From what I’ve seen of machining something like this…I’d say you would be using a dozen different chucked tools to make a pinion gear.

But to your question of which comes first.

  1. Start with a block of an appropriate tool steel bigger than the final product

  2. Anneal the steel

  3. Machine away everything that isn’t what the cutter is supposed to look like.

  4. Sharpen the cutting edges with files, etc.

  5. Heat it 'til it turns a certain color.

  6. Dip it in oil (or water) to quickly quench-cool it. Now it’s hardened

  7. Finally, heat treat it at a lower temperature for 30 minutes to several hours depending on its size. Not size but rather the makeup of the steel alloy, some combinations of alloy and final use… will not require this step.

Heat treating is hardening the whole piece to a temp and letting it cool. As in a hardened bolt
Tempering is done to achieve different hardness’s in different portions of the part. As in a knife back opposite the edge is softer to have flex, but the blade is harder to keep an edge better.

Yosemite

To do the job well, you need a time, temperature, transformation diagram for the specific alloy you will use. This diagram will tell you how quickly the alloy needs to be cooled to avoid forming an undesirable phase of the alloy. Then it will help you determine how hot the part can be before annealing begins.

"Tempering is done to achieve different hardness’s in different portions of the part. "

Bingo! In tempered glass, the surface of the hot glass is cooled by air jets. Cooling contracts the surface.
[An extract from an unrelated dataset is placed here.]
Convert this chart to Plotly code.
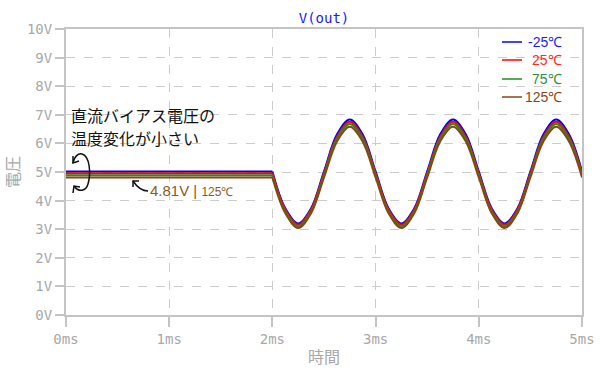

Then when the center cools, it contracts into tension and puts the (now solid) surface into permanent compression. Brittle materials are strongest in compression and putting the surface into compression prevents crack propagation (to a point). The shattering of tempered glass into little pieces is from much of that tension/compression being relieved in milliseconds. The pattern of the air jets can be seen with polarizing sunglasses and the right light angle.